Additionally, the 10MP resolution matches that of most digital SLRs, as does the ISO range, which goes right up to ISO 6400. So, who needs an SLR, when you can get all this for £300?

Lacklustre autofocus

But things aren't quite what they seem. The P80 does everything it claims, but just not terribly well.

The tiny sensors which make these huge zoom ranges possible don't provide the same smoothness and definition as a digital SLR, and really fall to pieces at higher ISO settings.

The autofocus systems are generally slower and the electronic viewfinders used by this type of superzoom are coarse-grained and sometimes hard to make out in bright light.

The zoom range, photographic features and prices of superzoom cameras might still make them tempting. The problem with the P80, though, is that the limitations of this camera type have gone just a little too far in this particular model.

Sluggish operation

There are three issues with the P80: the autofocus performance, the electronic viewfinder and the general handling.
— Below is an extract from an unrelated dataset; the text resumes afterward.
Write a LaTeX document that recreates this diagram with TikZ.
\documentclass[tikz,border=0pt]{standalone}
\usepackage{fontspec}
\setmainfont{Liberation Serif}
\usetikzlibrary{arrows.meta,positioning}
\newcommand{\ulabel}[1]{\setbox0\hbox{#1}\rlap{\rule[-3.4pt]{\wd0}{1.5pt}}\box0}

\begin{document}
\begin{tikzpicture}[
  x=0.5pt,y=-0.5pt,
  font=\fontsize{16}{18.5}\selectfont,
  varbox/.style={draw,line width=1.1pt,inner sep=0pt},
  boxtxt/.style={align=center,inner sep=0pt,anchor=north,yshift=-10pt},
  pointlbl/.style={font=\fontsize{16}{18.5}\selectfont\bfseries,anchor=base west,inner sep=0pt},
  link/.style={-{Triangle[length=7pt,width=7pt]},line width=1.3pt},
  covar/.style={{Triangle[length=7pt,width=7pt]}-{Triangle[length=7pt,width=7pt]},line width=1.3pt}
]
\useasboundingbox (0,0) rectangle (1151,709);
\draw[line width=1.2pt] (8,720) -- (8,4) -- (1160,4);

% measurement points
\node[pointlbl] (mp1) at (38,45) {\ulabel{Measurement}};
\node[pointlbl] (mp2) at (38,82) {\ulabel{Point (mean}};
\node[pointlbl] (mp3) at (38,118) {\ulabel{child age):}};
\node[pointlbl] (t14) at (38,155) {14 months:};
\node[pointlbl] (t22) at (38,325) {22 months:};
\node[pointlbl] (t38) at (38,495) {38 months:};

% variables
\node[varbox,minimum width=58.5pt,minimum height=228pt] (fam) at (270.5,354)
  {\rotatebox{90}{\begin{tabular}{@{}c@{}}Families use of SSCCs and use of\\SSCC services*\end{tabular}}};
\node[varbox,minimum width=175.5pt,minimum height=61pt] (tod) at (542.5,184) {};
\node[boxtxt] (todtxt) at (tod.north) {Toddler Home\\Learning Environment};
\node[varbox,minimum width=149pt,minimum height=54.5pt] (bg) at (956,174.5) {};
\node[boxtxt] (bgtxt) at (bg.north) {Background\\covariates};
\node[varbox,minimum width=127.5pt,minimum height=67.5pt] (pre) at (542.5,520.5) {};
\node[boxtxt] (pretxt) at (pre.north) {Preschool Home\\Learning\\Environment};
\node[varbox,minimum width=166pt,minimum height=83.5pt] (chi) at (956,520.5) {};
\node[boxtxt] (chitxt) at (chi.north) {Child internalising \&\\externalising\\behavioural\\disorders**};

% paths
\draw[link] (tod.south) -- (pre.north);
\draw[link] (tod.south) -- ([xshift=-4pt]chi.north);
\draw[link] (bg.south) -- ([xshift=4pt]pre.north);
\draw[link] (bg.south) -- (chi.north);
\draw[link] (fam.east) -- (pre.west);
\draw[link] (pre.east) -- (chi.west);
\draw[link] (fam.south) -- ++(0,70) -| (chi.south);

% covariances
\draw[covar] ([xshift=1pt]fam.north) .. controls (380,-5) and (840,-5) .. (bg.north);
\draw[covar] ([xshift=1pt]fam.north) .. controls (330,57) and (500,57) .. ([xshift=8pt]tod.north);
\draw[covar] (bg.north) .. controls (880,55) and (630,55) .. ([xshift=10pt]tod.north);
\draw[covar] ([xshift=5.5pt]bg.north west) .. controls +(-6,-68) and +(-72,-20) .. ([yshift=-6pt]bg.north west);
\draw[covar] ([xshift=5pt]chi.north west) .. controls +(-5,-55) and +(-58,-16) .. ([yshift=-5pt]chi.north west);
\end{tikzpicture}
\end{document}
Superzoom cameras don't focus as fast as digital SLRs, and this makes it difficult to tackle the very subjects you might have hoped they'd be good at - sports and wildlife.

The Nikon feels sluggish even by superzoom standards. At longer focal lengths, you need subjects to stay still for at least a couple of seconds for the AF to lock on properly.
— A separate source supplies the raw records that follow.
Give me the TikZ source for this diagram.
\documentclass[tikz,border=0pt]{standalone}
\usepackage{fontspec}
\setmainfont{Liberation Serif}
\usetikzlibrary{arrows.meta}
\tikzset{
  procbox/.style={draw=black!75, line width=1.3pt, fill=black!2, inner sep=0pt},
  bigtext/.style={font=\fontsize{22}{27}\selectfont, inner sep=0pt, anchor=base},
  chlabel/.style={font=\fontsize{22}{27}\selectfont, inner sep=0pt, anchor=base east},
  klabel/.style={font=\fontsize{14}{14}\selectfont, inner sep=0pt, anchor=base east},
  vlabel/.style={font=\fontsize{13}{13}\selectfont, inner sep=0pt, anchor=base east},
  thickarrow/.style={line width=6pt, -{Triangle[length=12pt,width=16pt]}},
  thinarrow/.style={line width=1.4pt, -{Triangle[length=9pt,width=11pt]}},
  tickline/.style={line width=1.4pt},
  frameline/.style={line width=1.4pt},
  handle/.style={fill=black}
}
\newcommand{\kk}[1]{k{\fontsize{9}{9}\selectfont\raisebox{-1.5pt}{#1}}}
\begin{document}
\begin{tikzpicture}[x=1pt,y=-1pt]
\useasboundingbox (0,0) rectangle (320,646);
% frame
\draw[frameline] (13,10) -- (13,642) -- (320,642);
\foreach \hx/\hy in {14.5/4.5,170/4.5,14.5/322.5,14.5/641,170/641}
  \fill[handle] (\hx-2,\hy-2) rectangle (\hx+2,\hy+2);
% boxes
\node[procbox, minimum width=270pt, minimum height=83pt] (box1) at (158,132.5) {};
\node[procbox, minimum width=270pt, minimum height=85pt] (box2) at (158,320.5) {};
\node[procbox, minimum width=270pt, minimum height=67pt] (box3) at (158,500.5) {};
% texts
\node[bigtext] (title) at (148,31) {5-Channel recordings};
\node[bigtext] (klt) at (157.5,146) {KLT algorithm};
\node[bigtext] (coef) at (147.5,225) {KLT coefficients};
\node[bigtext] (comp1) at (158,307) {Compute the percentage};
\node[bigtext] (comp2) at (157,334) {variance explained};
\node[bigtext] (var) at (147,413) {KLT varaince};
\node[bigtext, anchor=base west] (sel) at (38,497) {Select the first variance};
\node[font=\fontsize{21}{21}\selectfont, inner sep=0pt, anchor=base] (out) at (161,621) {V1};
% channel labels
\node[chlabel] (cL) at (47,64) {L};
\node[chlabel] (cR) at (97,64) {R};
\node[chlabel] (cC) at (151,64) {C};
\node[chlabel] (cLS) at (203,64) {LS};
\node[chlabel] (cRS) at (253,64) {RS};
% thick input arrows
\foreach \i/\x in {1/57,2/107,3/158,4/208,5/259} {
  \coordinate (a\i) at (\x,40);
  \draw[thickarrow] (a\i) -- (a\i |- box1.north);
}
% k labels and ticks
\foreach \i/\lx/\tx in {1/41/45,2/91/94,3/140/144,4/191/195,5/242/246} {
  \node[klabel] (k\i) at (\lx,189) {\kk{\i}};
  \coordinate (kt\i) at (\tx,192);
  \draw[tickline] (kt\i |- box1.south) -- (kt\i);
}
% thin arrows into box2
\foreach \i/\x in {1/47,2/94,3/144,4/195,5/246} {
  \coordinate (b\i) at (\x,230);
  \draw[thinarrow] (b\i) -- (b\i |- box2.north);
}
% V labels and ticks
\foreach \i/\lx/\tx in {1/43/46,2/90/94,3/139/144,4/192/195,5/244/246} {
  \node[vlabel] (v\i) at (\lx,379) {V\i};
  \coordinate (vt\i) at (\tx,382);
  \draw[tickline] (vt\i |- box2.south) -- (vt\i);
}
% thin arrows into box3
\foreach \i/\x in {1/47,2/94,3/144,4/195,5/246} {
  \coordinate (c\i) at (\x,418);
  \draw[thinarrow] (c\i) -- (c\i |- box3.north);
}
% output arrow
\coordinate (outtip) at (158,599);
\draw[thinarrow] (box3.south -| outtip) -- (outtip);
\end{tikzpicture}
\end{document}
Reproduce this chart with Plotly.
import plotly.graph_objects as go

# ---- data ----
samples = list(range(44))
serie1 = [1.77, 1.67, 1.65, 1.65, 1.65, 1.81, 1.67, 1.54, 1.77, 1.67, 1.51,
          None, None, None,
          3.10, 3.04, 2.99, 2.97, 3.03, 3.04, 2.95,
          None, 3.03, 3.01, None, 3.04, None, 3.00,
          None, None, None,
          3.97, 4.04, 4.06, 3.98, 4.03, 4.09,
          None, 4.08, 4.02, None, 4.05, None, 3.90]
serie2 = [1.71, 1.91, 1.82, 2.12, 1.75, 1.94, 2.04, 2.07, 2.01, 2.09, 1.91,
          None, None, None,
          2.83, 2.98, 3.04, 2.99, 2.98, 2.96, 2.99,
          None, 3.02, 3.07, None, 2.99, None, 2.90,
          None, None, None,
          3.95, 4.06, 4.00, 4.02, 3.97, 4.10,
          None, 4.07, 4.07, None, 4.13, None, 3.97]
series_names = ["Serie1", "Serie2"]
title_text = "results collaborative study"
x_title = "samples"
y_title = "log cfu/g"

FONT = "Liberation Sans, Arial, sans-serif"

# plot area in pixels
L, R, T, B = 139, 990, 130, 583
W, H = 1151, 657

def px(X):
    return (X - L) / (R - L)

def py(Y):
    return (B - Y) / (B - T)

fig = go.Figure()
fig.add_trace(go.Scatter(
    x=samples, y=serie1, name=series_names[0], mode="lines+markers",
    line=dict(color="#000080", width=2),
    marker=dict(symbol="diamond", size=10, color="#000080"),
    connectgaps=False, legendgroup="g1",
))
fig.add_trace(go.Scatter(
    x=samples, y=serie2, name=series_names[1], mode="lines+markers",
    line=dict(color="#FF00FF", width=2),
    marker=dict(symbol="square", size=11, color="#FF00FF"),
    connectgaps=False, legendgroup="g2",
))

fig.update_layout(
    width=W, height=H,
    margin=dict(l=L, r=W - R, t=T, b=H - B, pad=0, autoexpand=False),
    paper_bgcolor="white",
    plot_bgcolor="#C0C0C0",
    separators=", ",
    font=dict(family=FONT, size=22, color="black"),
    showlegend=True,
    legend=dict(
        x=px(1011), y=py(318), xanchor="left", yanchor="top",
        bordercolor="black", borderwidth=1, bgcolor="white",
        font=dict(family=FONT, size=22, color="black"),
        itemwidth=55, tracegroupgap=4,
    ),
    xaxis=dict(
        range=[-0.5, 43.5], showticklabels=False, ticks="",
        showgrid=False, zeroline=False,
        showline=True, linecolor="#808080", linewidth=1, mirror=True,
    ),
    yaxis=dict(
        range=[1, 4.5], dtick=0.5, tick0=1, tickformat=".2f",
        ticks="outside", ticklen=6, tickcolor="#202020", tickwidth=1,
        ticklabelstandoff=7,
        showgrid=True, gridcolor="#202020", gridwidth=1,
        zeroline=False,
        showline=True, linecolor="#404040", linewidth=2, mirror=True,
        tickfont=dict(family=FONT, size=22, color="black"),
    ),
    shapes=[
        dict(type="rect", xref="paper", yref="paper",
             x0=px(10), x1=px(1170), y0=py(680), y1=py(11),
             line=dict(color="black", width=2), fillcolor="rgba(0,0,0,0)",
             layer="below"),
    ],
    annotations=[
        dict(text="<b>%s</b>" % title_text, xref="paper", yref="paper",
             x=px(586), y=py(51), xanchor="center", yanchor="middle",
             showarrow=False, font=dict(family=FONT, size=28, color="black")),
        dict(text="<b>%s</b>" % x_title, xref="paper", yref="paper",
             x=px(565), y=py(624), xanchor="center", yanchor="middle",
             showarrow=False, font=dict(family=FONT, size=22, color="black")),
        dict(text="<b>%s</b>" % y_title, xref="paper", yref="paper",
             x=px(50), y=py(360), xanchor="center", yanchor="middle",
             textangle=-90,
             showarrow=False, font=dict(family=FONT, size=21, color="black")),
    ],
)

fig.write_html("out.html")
The electronic viewfinder is another problem. Unlike the optical viewfinder in an SLR, which is as bright as the subject it's showing, EVFs have a fixed brightness level.

The Nikon's is fine on a dull day or indoors, but becomes quite hard to make out in bright sunlight to the extent that you can't see what's in the darker areas at all.

Cramped controls

The third problem is this camera's handling. The small size means the controls are a little cramped, but they're easy enough to locate and use.

The real issue is that the EV compensation button (the 'right' button on the navipad) is right where the base of your thumb rests while you're holding the camera.

Time and time again the EV compensation slider popped up on the screen just because the button had been inadvertently squashed, and it wouldn't go away until the OK button had been pressed.

Is this being over-critical? It might sound like a minor point, but it was a major source of aggravation.

Clever features

Which is a pity, because the P80 does have some clever features. Its face-detection mode is standard in compact cameras these days, and the D-Lighting system (for lightening dark shadows) will be familiar to anyone who's used other recent Nikon cameras.

But the P80's in-camera distortion correction is clever, removing those bowed horizons and curved 'straight' lines that you normally get with wide-angle shots. The P80 offers some fast continuous-shooting modes, too, though these are at a reduced resolution of 3-million pixels.

The top speed of 13fps is pretty amazing, even if the camera's buffer does fill up after a couple of seconds. The odd thing, though, is that the ISO is restricted to a minimum of ISO 640.

Unfortunately, this camera's good points can't overcome its failings. The slow AF, poor electronic viewfinder and poor handling really do get in the way of the very kind of shots it ought to be good at producing.